Hsiung's strongest argument in support of his thesis has to do with mid-19th century population persistence in the state-line fastnesses of then-Washington (now Unicoi) County, TN, that were not well served by the limited system of county roads. Even here, though, Hsiung is tentative as to the existence of a social split due to movement "up the coves": "Such movement suggests how different groups in East Tennessee may have [my italics] diverged socially by the middle of the nineteenth century. … The requisite conditions existed, then, for the development of characteristics that eventually came to be seen in stereotypical terms." He then cites a unique 1824 incident of killing and a revenge involving one of these outliers that "evokes many stereotypical Appalachian attributes, including violence, lawlessness, physical strength, and derangement," concluding from this that "Perhaps [my italics] the residents, deranged or otherwise, who chose to separate themselves from society afford the raw material for images of Appalachia."

Hsiung hurts his own argument by frequently referring to everyone living west of the Great Smoky/Unaka divide as "mountaineers," even those -- like the very earliest settlers -- who clung to the rivers and the bottom land in the east Tennessee valley. Granted, the valley was walled off on both sides by mountains and river travel was more problematic than it was to the west, but nonetheless there were people who prospered to an extent and who in no way saw themselves as "mountaineers." It is telling, for example, that the heroes of Kings Mtn. were known not as mountaineers but as "the Overmountain men": they had passed the barrier and are seen in Hsiung's own telling as working to establish civilization where (in their own minds) it had not existed.

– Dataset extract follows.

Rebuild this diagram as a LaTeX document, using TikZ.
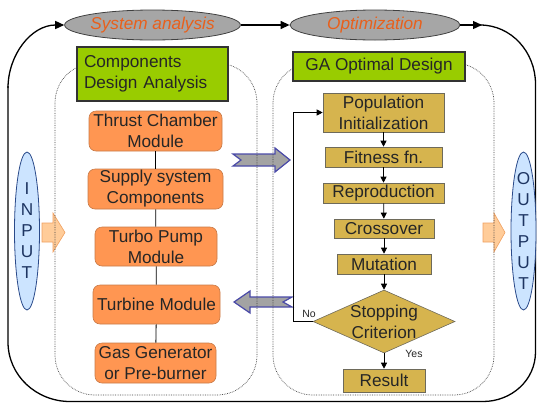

As for the transmission of a locally-formed "us vs. them" to outsiders like the local color writers, who then spread it to the world, Hsiung does little more than suggest it as a possibility: "Perhaps the town residents' different views of the mountaineers provided the source material for local colorists such as Murfree. … One can imagine a prosperous farmer telling the young Mary Noailles Murfree about the state of his crops, the fair prices he obtained at distant markets, the railroad that made such sales possible, and, conceivably, the destitute mountaineers who had no such access to modern transportation." While this "perhaps" could possibly apply to Murfree, it does not apply to local color writer John Fox, Jr., of Big Stone Gap, VA, author of Trail of the Lonesome Pine whom Hsiung regards as a major formant of the stereotype. Fox lived and traveled in the area and seems to have formed his own views of the mountaineers by way of his own observations.

Despite having these criticisms, however, I found the history presented in Hsiung's book to be lively, engaging, and informative.